“I started in the (auto repair) business in 1969 in North Portland,” says Ken Van Damme, owner of Ken Van Damme’s Automotive, which celebrated 20 years of business in January. “I worked at a gas station as a mechanic and pumping gas. Then in ‘84, I moved to a Mobil station at 33rd and Broadway.” The station still operates, having changed brand affiliation a few times throughout the years.
What has not changed is Van Damme’s interests and natural talent to tinker. He was born and raised in Clackamas, attending Clackamas High School where he took “the shops”: auto shop, wood shop and metal shop. He graduated in 1972.
In 1995, Van Damme purchased the building that housed Lackman’s Automotive and Towing at 6143 N.E. Sandy Blvd. and opened Ken Van Damme’s Automotive. For a while, when Van Damme was running a one-man shop, George Lackman helped him out by “driving my customers home. George was in his eighties at the time,” says Van Damme.
Van Damme’s has been running like a fine-tuned sports car ever since. Eight employees — including Van Damme’s nephew, Tom, and Dan Ford, the service writer — keep the 13-service-bay shop running. Ford is the longest-tenured employee at fourteen years. He and Van Damme have known each other since Ford was in his teens. Van Damme and all his technicians are ASE Master Tech Certified or ASE Certified, and the shop is AAA and NAPA approved.
“We think of ourselves as one-stop automobile care shopping,” says Rosemary Franklin, who ran Tune Rite with her husband, Henry, until the two shops merged in 2011. She now manages the Van Damme’s office with Ford. A customer can bring their car in for an oil change or tune-up and, if they need windshield work done at the same time, “we have connections with mobile glass companies that can handle that end at our site at the same time,” says Van Damme.
“Whatever your automobile problem is, call us. If we can’t handle it, we have connections that can. There are no stupid questions except the ones you don’t ask,” Van Damme says. Sometimes women are uncomfortable when it comes to talking to automotive people. “We don’t talk down to them. And from a comfort level for some women, Rosemary is a big plus for us in that way.”
Van Damme’s is a full-service shop, doing work on engines, drive axles, rear ends, electrical system maintenance and repairs, air conditioner work and computerized diagnostics. They can also handle your factory maintenance, do a pre-purchase vehicle inspection and keep you posted on recalls and other updates from the manufacturers. They sell tires, buying from five warehouses they work with. Other offerings include minor body work (molding, side mirrors, etc.) and discounted towing rates to their customers. They offer a 24,000-mile or two-year warranty on all their parts and labor.
And if you have a classic car, they can help you with that, too.

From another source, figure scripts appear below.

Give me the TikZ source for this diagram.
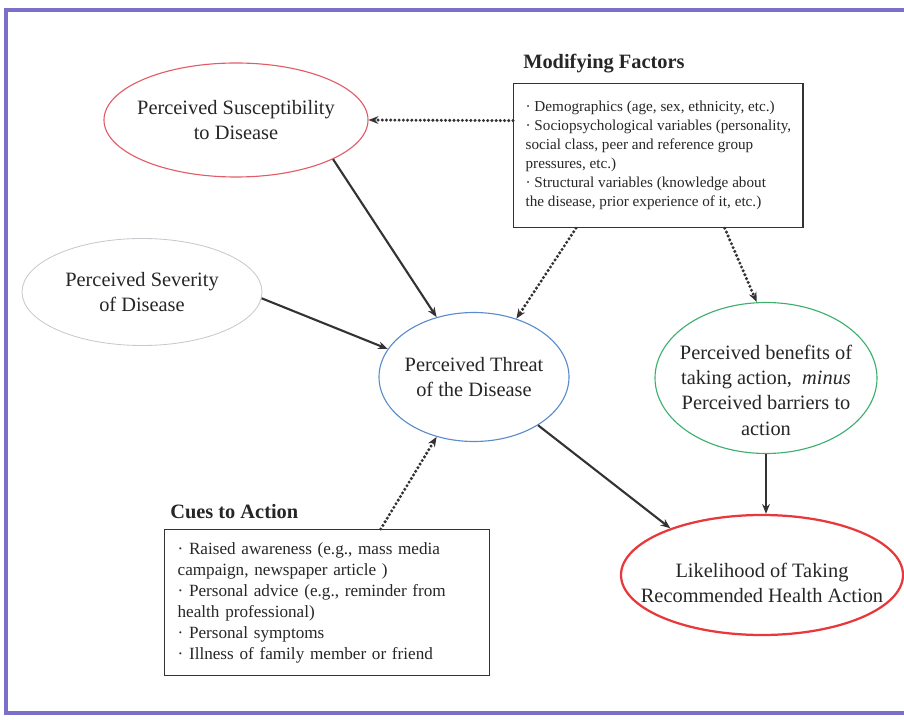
\documentclass[tikz,border=0pt]{standalone}
\usepackage{fontspec}
\setmainfont{Liberation Serif}
\usetikzlibrary{shapes.geometric,arrows.meta,positioning}

\definecolor{framecol}{RGB}{122,112,202}
\definecolor{susccol}{RGB}{226,92,104}
\definecolor{sevcol}{RGB}{200,200,206}
\definecolor{threatcol}{RGB}{90,140,205}
\definecolor{benefitcol}{RGB}{60,175,110}
\definecolor{likelycol}{RGB}{232,56,60}

\begin{document}
\begin{tikzpicture}[
	el/.style={ellipse, draw, line width=0.8pt, inner sep=0pt},
	lbl/.style={align=center, font=\fontsize{14.5}{18}\selectfont, text=black!85},
	factbox/.style={rectangle, draw=black!80, line width=0.9pt, anchor=north west, align=left, text=black!85},
	boxtitle/.style={font=\fontsize{14.5}{17}\selectfont\bfseries, inner sep=0pt, text=black!85},
	link/.style={-{Stealth[length=7pt,width=5.5pt]}, line width=1.5pt, draw=black!80},
	dotlink/.style={link, line width=2.4pt, line cap=round, dash pattern=on 0pt off 3pt}
	]
	\useasboundingbox (0,0) rectangle (22.6,17.975);
	\draw[framecol, line width=2.2pt] (22.6,17.725) -- (0.15,17.725) -- (0.15,0.15) -- (22.6,0.15);

	\node[el, draw=susccol, minimum width=6.6cm, minimum height=2.85cm,
		label={[lbl]center:{Perceived Susceptibility\\to Disease}}] (susc) at (5.9,14.975) {};
	\node[el, draw=sevcol, line width=0.6pt, minimum width=6cm, minimum height=2.675cm,
		label={[lbl]center:{Perceived Severity\\of Disease}}] (sev) at (3.55,10.675) {};
	\node[el, draw=threatcol, minimum width=4.75cm, minimum height=3.225cm,
		label={[lbl]center:{Perceived Threat\\of the Disease}}] (threat) at (11.85,8.55) {};
	\node[el, draw=benefitcol, minimum width=5.55cm, minimum height=3.775cm,
		label={[lbl,yshift=-0.3cm]center:{Perceived benefits of\\taking action,~ \textit{minus}\\Perceived barriers to\\action}}] (benefit) at (19.15,8.525) {};
	\node[el, draw=likelycol, line width=1.6pt, minimum width=7.05cm, minimum height=3cm,
		label={[lbl,yshift=-0.2cm]center:{Likelihood of Taking\\Recommended Health Action}}] (likely) at (19.05,3.6) {};

	\node[factbox, minimum width=7.125cm, minimum height=3.6cm, inner xsep=0.3cm,
		font=\fontsize{10.8}{13.5}\selectfont] (mod) at (12.825,15.9)
		{· Demographics (age, sex, ethnicity, etc.)\\· Sociopsychological variables (personality,\\social class, peer and reference group\\pressures, etc.)\\· Structural variables (knowledge about\\the disease, prior experience of it, etc.)};
	\node[boxtitle, above right=0.24cm and 0.25cm of mod.north west] (modtitle) {Modifying Factors};

	\node[factbox, text width=7.475cm, inner xsep=0.325cm, minimum height=3.65cm,
		font=\fontsize{12.2}{15}\selectfont] (cues) at (4.1,4.75)
		{· Raised awareness (e.g., mass media\\campaign, newspaper article )\\· Personal advice (e.g., reminder from\\health professional)\\· Personal symptoms\\· Illness of family member or friend};
	\node[boxtitle, above right=0.25cm and 0.15cm of cues.north west] (cuestitle) {Cues to Action};

	\draw[dotlink] ([yshift=0.875cm]mod.west) -- (susc.east);
	\draw[dotlink] ([xshift=-2.06cm]mod.south) -- (threat.54);
	\draw[dotlink] ([xshift=1.66cm]mod.south) -- (benefit.97);
	\draw[dotlink] ([xshift=1.34cm]cues.north) -- (threat.238);

	\draw[link] (susc.338) -- (threat.122);
	\draw[link] (sev.357) -- (threat.162);
	\draw[link] (threat.323) -- (likely.153);
	\draw[link] (benefit.south) -- (benefit.south |- likely.north);
\end{tikzpicture}
\end{document}
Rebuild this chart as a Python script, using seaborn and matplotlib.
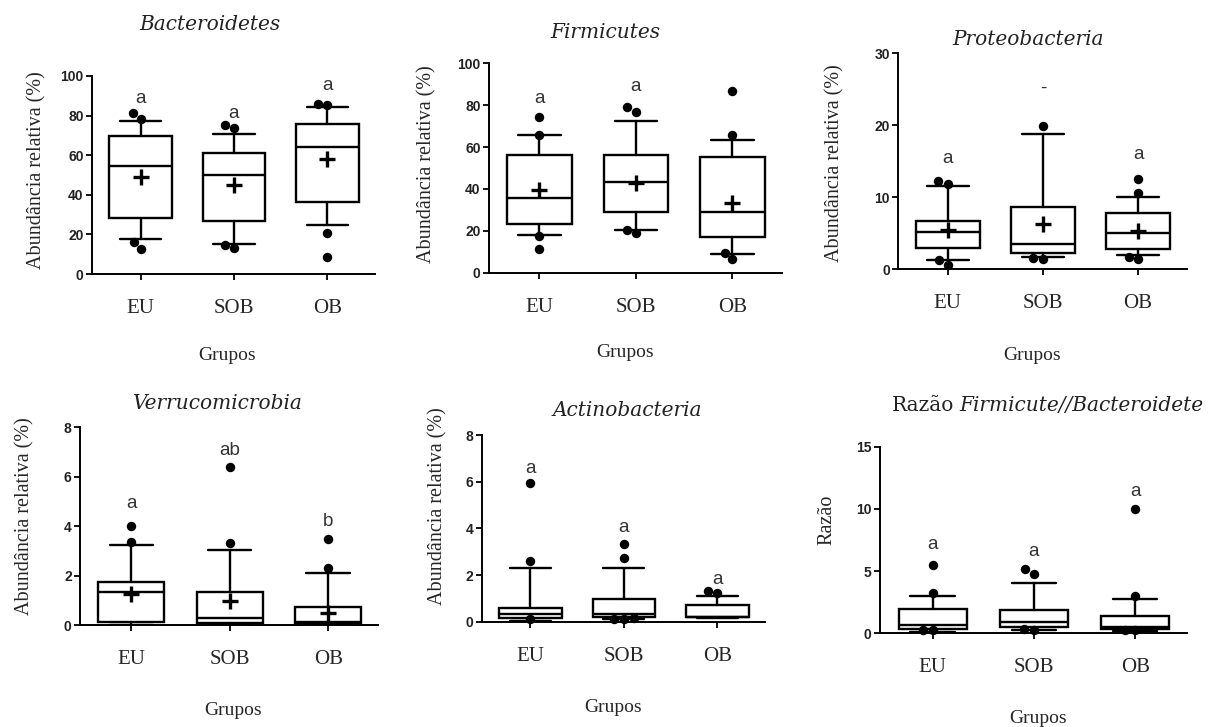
import numpy as np
import pandas as pd
import matplotlib
matplotlib.use("Agg")
import matplotlib.pyplot as plt
import seaborn as sns

groups = ["EU", "SOB", "OB"]

# ---- Bacteroidetes ----
bact_q1 = [28.1, 26.8, 36.2]
bact_med = [54.7, 50.0, 64.1]
bact_q3 = [69.9, 60.9, 75.6]
bact_lo = [17.5, 15.2, 24.6]
bact_hi = [77.4, 70.7, 84.5]
bact_mean = [49.2, 45.0, 57.9]
bact_out = [[81.1, 78.1, 16.2, 12.8], [75.3, 73.6, 14.6, 13.0], [85.4, 86.0, 20.9, 8.75]]
bact_letters = ["a", "a", "a"]
bact_letter_y = [88.7, 81.1, 95.0]

# ---- Firmicutes ----
firm_q1 = [23.2, 29.1, 16.9]
firm_med = [35.5, 43.5, 28.8]
firm_q3 = [56.0, 56.4, 55.4]
firm_lo = [17.8, 20.4, 8.9]
firm_hi = [65.8, 72.5, 63.4]
firm_mean = [39.5, 42.7, 33.1]
firm_out = [[74.2, 66.0, 17.4, 11.1], [79.3, 76.9, 20.4, 18.8], [86.9, 65.8, 9.2, 6.4]]
firm_letters = ["a", "a", ""]
firm_letter_y = [83.3, 89.0, 0.0]

# ---- Proteobacteria ----
prot_q1 = [2.9, 2.3, 2.78]
prot_med = [5.2, 3.5, 5.1]
prot_q3 = [6.76, 8.7, 7.87]
prot_lo = [1.3, 1.76, 2.0]
prot_hi = [11.6, 18.75, 10.1]
prot_mean = [5.46, 6.25, 5.37]
prot_out = [[12.3, 11.9, 1.3, 0.6], [19.9, 1.5, 1.45], [12.5, 10.6, 1.76, 1.4]]
prot_letters = ["a", "-", "a"]
prot_letter_y = [15.4, 25.1, 15.9]

# ---- Verrucomicrobia ----
verr_q1 = [0.135, 0.1, 0.07]
verr_med = [1.35, 0.27, 0.13]
verr_q3 = [1.75, 1.35, 0.72]
verr_lo = [0.0, 0.0, 0.0]
verr_hi = [3.24, 3.04, 2.12]
verr_mean = [1.25, 0.98, 0.5]
verr_out = [[4.0, 3.37], [6.38, 3.3], [3.48, 2.32]]
verr_letters = ["a", "ab", "b"]
verr_letter_y = [4.9, 7.05, 4.18]

# ---- Actinobacteria ----
acti_q1 = [0.14, 0.21, 0.19]
acti_med = [0.31, 0.31, 0.21]
acti_q3 = [0.6, 0.97, 0.71]
acti_lo = [0.02, 0.1, 0.15]
acti_hi = [2.29, 2.29, 1.1]
acti_out = [[5.93, 2.61, 0.1], [3.33, 2.71, 0.14, 0.13, 0.12], [1.24, 1.31]]
acti_letters = ["a", "a", "a"]
acti_letter_y = [6.57, 4.04, 1.81]

# ---- Razao Firmicute/Bacteroidete ----
razao_q1 = [0.32, 0.54, 0.32]
razao_med = [0.67, 0.88, 0.48]
razao_q3 = [1.93, 1.88, 1.42]
razao_lo = [0.12, 0.3, 0.15]
razao_hi = [3.03, 4.02, 2.79]
razao_out = [[5.49, 3.27, 0.3, 0.28], [5.14, 4.74, 0.32, 0.3], [9.97, 3.03, 0.3, 0.28]]
razao_letters = ["a", "a", "a"]
razao_letter_y = [7.1, 6.6, 11.4]

sns.set_theme(style="ticks")
plt.rcParams["font.family"] = ["Liberation Serif", "DejaVu Sans"]

fig = plt.figure(figsize=(12.26, 7.27), dpi=100)

LW = 1.7


def draw_panel(rect, title, ylabel, ymax, yticks, q1, med, q3, lo, hi, mean,
               outliers, letters, letter_y, title_xy, ylab_xy, xlab_xy):
    ax = fig.add_axes(rect)
    stats = []
    for i, g in enumerate(groups):
        d = dict(label=g, q1=q1[i], med=med[i], q3=q3[i],
                 whislo=lo[i], whishi=hi[i], fliers=[])
        if mean is not None:
            d["mean"] = mean[i]
        stats.append(d)
    ax.set_ylim(0, ymax)
    ax.set_xlim(-0.52, 2.51)
    ax.bxp(stats, positions=[0, 1, 2], widths=0.67, capwidths=0.44,
           showmeans=mean is not None, showfliers=False, patch_artist=True,
           manage_ticks=False,
           boxprops=dict(facecolor="white", edgecolor="black", linewidth=LW),
           medianprops=dict(color="black", linewidth=LW),
           whiskerprops=dict(color="black", linewidth=LW),
           capprops=dict(color="black", linewidth=LW),
           meanprops=dict(marker="+", markersize=12, markeredgewidth=2.4,
                          markeredgecolor="black"))
    df = pd.DataFrame({
        "group": [g for g, vals in zip(groups, outliers) for _ in vals],
        "value": [v for vals in outliers for v in vals],
    })
    sns.swarmplot(data=df, x="group", y="value", order=groups, color="black",
                  size=6.8, ax=ax, zorder=5, clip_on=False)
    ax.set_ylim(0, ymax)
    ax.set_xlim(-0.52, 2.51)
    for i, (lt, ly) in enumerate(zip(letters, letter_y)):
        if lt:
            ax.text(i, ly, lt, ha="center", va="center", fontsize=13.5,
                    family="Liberation Sans", color="#333333", zorder=6)

    sns.despine(ax=ax)
    for s in ("left", "bottom"):
        ax.spines[s].set_linewidth(1.4)
        ax.spines[s].set_color("black")

    ax.set_yticks(yticks)
    ax.set_yticklabels([str(t) for t in yticks], family="Liberation Sans",
                       fontweight="bold", fontsize=10, color="#222222")
    ax.set_xticks([0, 1, 2])
    ax.set_xticklabels(groups, family="Liberation Serif", fontsize=15)
    ax.tick_params(axis="y", length=4, width=1.3, pad=2, color="black")
    ax.tick_params(axis="x", length=4, width=1.3, pad=14, color="black")

    ax.set_xlabel("Grupos", fontsize=14, family="Liberation Serif", va="center")
    ax.xaxis.set_label_coords(*xlab_xy)
    ax.set_ylabel(ylabel, fontsize=14.5, family="Liberation Serif", va="center")
    ax.yaxis.set_label_coords(*ylab_xy)

    if title is not None:
        ax.text(title_xy[0], title_xy[1], title, transform=ax.transAxes,
                ha="center", va="center", fontsize=14.5, family="DejaVu Serif",
                style="italic", color="#222222")
    return ax


ylab = "Abundância relativa (%)"

draw_panel([0.0750, 0.6231, 0.2309, 0.2724], "Bacteroidetes", ylab, 100,
           [0, 20, 40, 60, 80, 100], bact_q1, bact_med, bact_q3, bact_lo,
           bact_hi, bact_mean, bact_out, bact_letters, bact_letter_y,
           (0.417, 1.258), (-0.194, 0.525), (0.477, -0.409))

draw_panel([0.3989, 0.6249, 0.2387, 0.2880], "Firmicutes", ylab, 100,
           [0, 20, 40, 60, 80, 100], firm_q1, firm_med, firm_q3, firm_lo,
           firm_hi, firm_mean, firm_out, firm_letters, firm_letter_y,
           (0.396, 1.149), (-0.212, 0.52), (0.465, -0.379))

draw_panel([0.7327, 0.6296, 0.2352, 0.2971], "Proteobacteria", ylab, 30,
           [0, 10, 20, 30], prot_q1, prot_med, prot_q3, prot_lo,
           prot_hi, prot_mean, prot_out, prot_letters, prot_letter_y,
           (0.45, 1.062), (-0.22, 0.49), (0.464, -0.397))

draw_panel([0.0653, 0.1403, 0.2433, 0.2719], "Verrucomicrobia", ylab, 8,
           [0, 2, 4, 6, 8], verr_q1, verr_med, verr_q3, verr_lo,
           verr_hi, verr_mean, verr_out, verr_letters, verr_letter_y,
           (0.463, 1.123), (-0.185, 0.55), (0.513, -0.43))

draw_panel([0.3929, 0.1448, 0.2311, 0.2568], "Actinobacteria", ylab, 8,
           [0, 2, 4, 6, 8], acti_q1, acti_med, acti_q3, acti_lo,
           acti_hi, None, acti_out, acti_letters, acti_letter_y,
           (0.513, 1.134), (-0.154, 0.62), (0.463, -0.457))

ax6 = draw_panel([0.7178, 0.1289, 0.2502, 0.2567], None, "Razão", 15,
                 [0, 5, 10, 15], razao_q1, razao_med, razao_q3, razao_lo,
                 razao_hi, None, razao_out, razao_letters, razao_letter_y,
                 None, (-0.173, 0.61), (0.515, -0.454))
t1 = ax6.text(0.038, 1.223, "Razão", transform=ax6.transAxes, ha="left",
              va="center", fontsize=14.5, family="DejaVu Serif", color="#222222")
ax6.annotate("Firmicute//Bacteroidete", xy=(1, 0.5), xycoords=t1,
             xytext=(4, 0), textcoords="offset points", ha="left", va="center",
             fontsize=14.5, family="DejaVu Serif", style="italic", color="#222222")

fig.savefig("out.png", dpi=100, facecolor="white")
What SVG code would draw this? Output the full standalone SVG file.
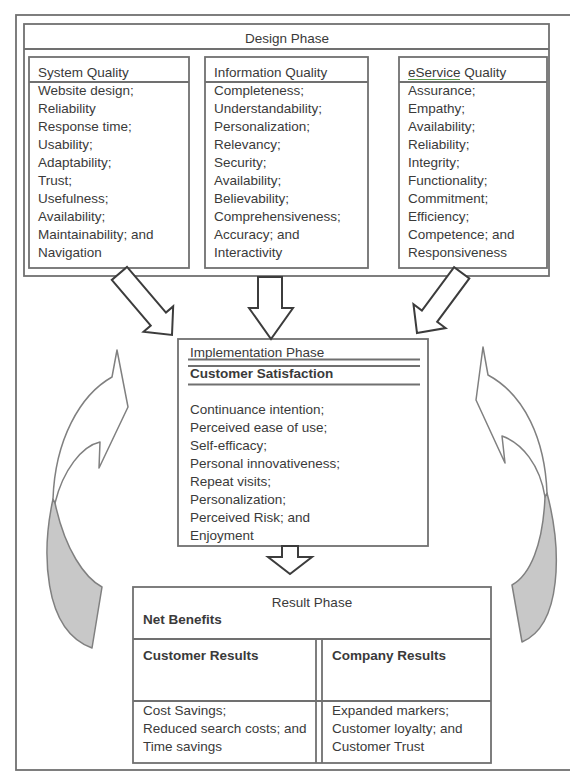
<svg xmlns="http://www.w3.org/2000/svg" width="570" height="772" viewBox="0 0 570 772">
<style>
.bx{fill:none;stroke:#707070;stroke-width:1.8}
.ln{stroke:#707070;stroke-width:1.8}
.t{font-family:"Liberation Sans",Arial,sans-serif;font-size:13.5px;fill:#3a3a3a}
.b{font-weight:bold}
.blk{fill:#fff;stroke:#3c3c3c;stroke-width:2;stroke-linejoin:miter}
.cw{fill:#fff;stroke:#808080;stroke-width:1.5;stroke-linejoin:round}
.cg{fill:#c8c8c8;stroke:#808080;stroke-width:1.5;stroke-linejoin:round}
</style>
<rect width="570" height="772" fill="#fff"/>
<g id="frame">
<rect x="16" y="15" width="600" height="755" class="bx"/>
</g>
<g id="design-phase">
<rect x="24" y="24" width="525" height="252" class="bx"/>
<line x1="24" y1="49" x2="549" y2="49" class="ln"/>
<text x="287" y="43" class="t" text-anchor="middle">Design Phase</text>
</g>
<g id="system-quality">
<rect x="29" y="57" width="160" height="211" class="bx"/>
<line x1="29" y1="82" x2="189" y2="82" class="ln"/>
<text class="t" x="38" y="77">System Quality</text>
<text class="t" x="38" y="95">Website design;</text>
<text class="t" x="38" y="113">Reliability</text>
<text class="t" x="38" y="131">Response time;</text>
<text class="t" x="38" y="149">Usability;</text>
<text class="t" x="38" y="167">Adaptability;</text>
<text class="t" x="38" y="185">Trust;</text>
<text class="t" x="38" y="203">Usefulness;</text>
<text class="t" x="38" y="221">Availability;</text>
<text class="t" x="38" y="239">Maintainability; and</text>
<text class="t" x="38" y="257">Navigation</text>
</g>
<g id="information-quality">
<rect x="205" y="57" width="163" height="211" class="bx"/>
<line x1="205" y1="82" x2="368" y2="82" class="ln"/>
<text class="t" x="214" y="77">Information Quality</text>
<text class="t" x="214" y="95">Completeness;</text>
<text class="t" x="214" y="113">Understandability;</text>
<text class="t" x="214" y="131">Personalization;</text>
<text class="t" x="214" y="149">Relevancy;</text>
<text class="t" x="214" y="167">Security;</text>
<text class="t" x="214" y="185">Availability;</text>
<text class="t" x="214" y="203">Believability;</text>
<text class="t" x="214" y="221">Comprehensiveness;</text>
<text class="t" x="214" y="239">Accuracy; and</text>
<text class="t" x="214" y="257">Interactivity</text>
</g>
<g id="eservice-quality">
<rect x="399" y="57" width="148" height="211" class="bx"/>
<line x1="399" y1="82" x2="547" y2="82" class="ln"/>
<text class="t" x="408" y="77">eService Quality</text>
<line x1="408" y1="79.5" x2="460" y2="79.5" stroke="#5a9a4a" stroke-width="1.2"/>
<text class="t" x="408" y="95">Assurance;</text>
<text class="t" x="408" y="113">Empathy;</text>
<text class="t" x="408" y="131">Availability;</text>
<text class="t" x="408" y="149">Reliability;</text>
<text class="t" x="408" y="167">Integrity;</text>
<text class="t" x="408" y="185">Functionality;</text>
<text class="t" x="408" y="203">Commitment;</text>
<text class="t" x="408" y="221">Efficiency;</text>
<text class="t" x="408" y="239">Competence; and</text>
<text class="t" x="408" y="257">Responsiveness</text>
</g>
<g id="implementation-phase">
<rect x="178" y="339" width="250" height="207" class="bx"/>
<text class="t" x="190" y="357">Implementation Phase</text>
<line x1="188" y1="359.5" x2="420" y2="359.5" class="ln"/>
<line x1="188" y1="366" x2="420" y2="366" class="ln"/>
<text class="t b" x="190" y="378">Customer Satisfaction</text>
<line x1="188" y1="384.5" x2="420" y2="384.5" class="ln"/>
<text class="t" x="190" y="414">Continuance intention;</text>
<text class="t" x="190" y="432">Perceived ease of use;</text>
<text class="t" x="190" y="450">Self-efficacy;</text>
<text class="t" x="190" y="468">Personal innovativeness;</text>
<text class="t" x="190" y="486">Repeat visits;</text>
<text class="t" x="190" y="504">Personalization;</text>
<text class="t" x="190" y="522">Perceived Risk; and</text>
<text class="t" x="190" y="540">Enjoyment</text>
</g>
<g id="result-phase">
<rect x="133" y="587" width="358" height="176" class="bx"/>
<text class="t" x="312" y="607" text-anchor="middle">Result Phase</text>
<text class="t b" x="143" y="624">Net Benefits</text>
<line x1="133" y1="639" x2="491" y2="639" class="ln"/>
<line x1="316" y1="639" x2="316" y2="763" class="ln"/>
<line x1="322" y1="639" x2="322" y2="763" class="ln"/>
<line x1="133" y1="701" x2="491" y2="701" class="ln"/>
<text class="t b" x="143" y="660">Customer Results</text>
<text class="t b" x="332" y="660">Company Results</text>
<text class="t" x="143" y="715">Cost Savings;</text>
<text class="t" x="143" y="733">Reduced search costs; and</text>
<text class="t" x="143" y="751">Time savings</text>
<text class="t" x="332" y="715">Expanded markers;</text>
<text class="t" x="332" y="733">Customer loyalty; and</text>
<text class="t" x="332" y="751">Customer Trust</text>
</g>
<g id="connectors">
<path class="blk" d="M0,0 L-21,-19.5 L-21,-10 L-81,-10 L-81,10 L-21,10 L-21,19.5 Z" transform="translate(172,335) rotate(49.5)"/>
<path class="blk" d="M258,277 L282,277 L282,308 L293,308 L271,339 L249,308 L258,308 Z"/>
<path class="blk" d="M0,0 L-21,-20 L-21,-9.5 L-75,-9.5 L-75,9.5 L-21,9.5 L-21,20 Z" transform="translate(417,333) rotate(126.6)"/>
<path class="blk" d="M282,546 L298,546 L298,557 L312,557 L290,574 L268,557 L282,557 Z"/>
<path class="cg" d="M53,499 C42,550 42,630 92,648 L102,587 C85,578 65,550 55,503 Z"/>
<path class="cw" d="M53,499 C55,440 80,395 112,377 L117,350 L128,407 L99,468 L100,442 C82,446 63,470 55,503 Z"/>
<path class="cg" d="M547,493 C562,550 562,625 522,642 L512,585 C530,575 543,545 545,497 Z"/>
<path class="cw" d="M547,493 C545,440 525,395 488,375 L483,347 L476,400 L505,463 L502,436 C522,443 540,465 545,497 Z"/>
</g>
</svg>
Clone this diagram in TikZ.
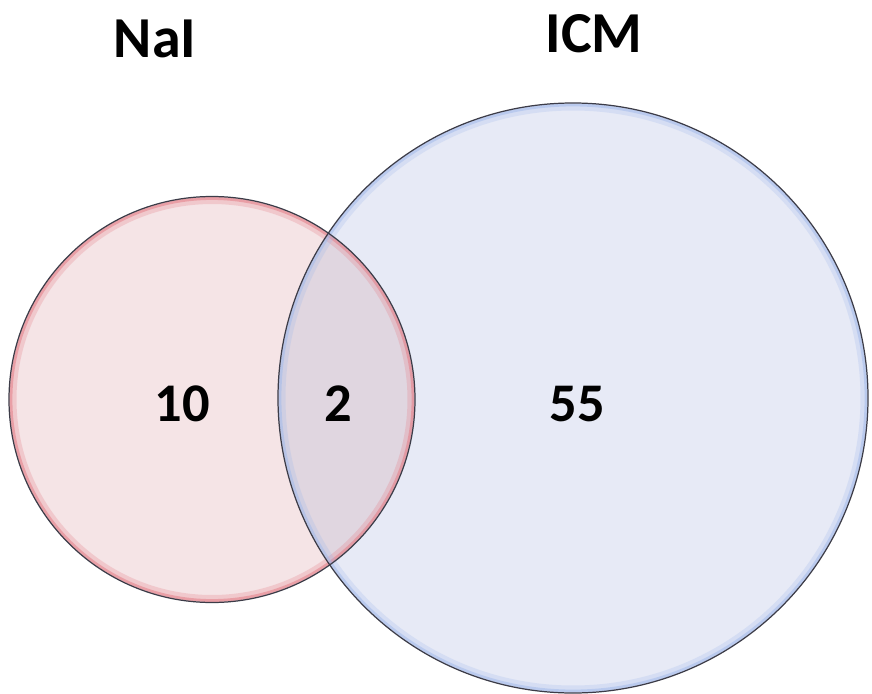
\documentclass[tikz,border=0pt]{standalone}
\usepackage{fontspec}
\setmainfont{Carlito}
\usepackage{xcolor}
\definecolor{naifill}{RGB}{245,228,230}
\definecolor{naiedge}{RGB}{228,120,130}
\definecolor{icmfill}{RGB}{231,234,246}
\definecolor{icmedge}{RGB}{160,185,235}
\definecolor{bothfill}{RGB}{224,214,224}
\definecolor{rimgrey}{RGB}{60,60,72}
\newcommand{\rNaI}{203}
\newcommand{\rICM}{295}

\begin{document}
\begin{tikzpicture}[x=0.02cm,y=-0.02cm,
    count/.style={font=\fontsize{31}{36}\selectfont\bfseries},
    setname/.style={font=\fontsize{33}{38}\selectfont\bfseries}]
  \useasboundingbox (0,0) rectangle (872,693);
  \coordinate (naic) at (212,399.5);
  \coordinate (icmc) at (573,398);
  % fills
  \fill[naifill] (naic) circle (\rNaI);
  \fill[icmfill] (icmc) circle (\rICM);
  \begin{scope}
    \clip (naic) circle (\rNaI);
    \fill[bothfill] (icmc) circle (\rICM);
  \end{scope}
  % rims, soft inner band then dark outline
  \draw[naiedge,line width=4pt,opacity=.25] (naic) circle (\rNaI-4);
  \draw[naiedge,line width=1.6pt,opacity=.5] (naic) circle (\rNaI-2);
  \draw[icmedge,line width=4pt,opacity=.25] (icmc) circle (\rICM-4);
  \draw[icmedge,line width=1.6pt,opacity=.5] (icmc) circle (\rICM-2);
  \draw[rimgrey,line width=.7pt] (naic) circle (\rNaI);
  \draw[rimgrey,line width=.7pt] (icmc) circle (\rICM);
  % labels
  \node[setname] (nainame) at (155,39) {NaI};
  \node[setname] (icmname) at (594,34) {ICM};
  \node[count] (naionly) at (182,404) {10};
  \node[count] (both) at (338,404) {2};
  \node[count] (icmonly) at (577,404) {55};
\end{tikzpicture}
\end{document}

They are well equipped to help with all aspects of restoring classic cars. “We build custom exhaust systems. We don’t just find a part here or there. We build the whole system for you,” says Van Damme. They even build pipes for other area shops on occasion.
The shop is eco-friendly, recycling all oils and fluids. They even recycle their oil filters, which are approved for disposal in the landfill. It seems like the right thing to do.
And that’s a big part of Van Damme’s approach. When the shop does an oil change, they will conduct a full inspection of the vehicle at no extra charge. Their AAA and NAPA customer service satisfaction is in the high 90s. They offer Senior and AAA discounts, and run specials and promotions throughout the year. And Ken and his team give back, as members of the Eastside Professionals Association (since 1996) and through toy and school supply drives connected with Doernbecher’s Children’s Hospital. “We collect toys and supplies and, in the future, we will donate a percentage of the business on certain days to charity,” says Van Damme.
So how does Van Damme feel about being in Northeast for 20 years? “It’s a neighborhood. It’s not a commercial zone. Most customers live in the neighborhood and have become friends. People walking by with their dogs stop in for a dog biscuit,” he says. And kids he coached in baseball years ago are now adults that stop in the shop to say hello and to do business with Van Damme’s.
“I still have a few customers back from ’69 and’70. Lots of long-time loyal customers,” Van Damme says.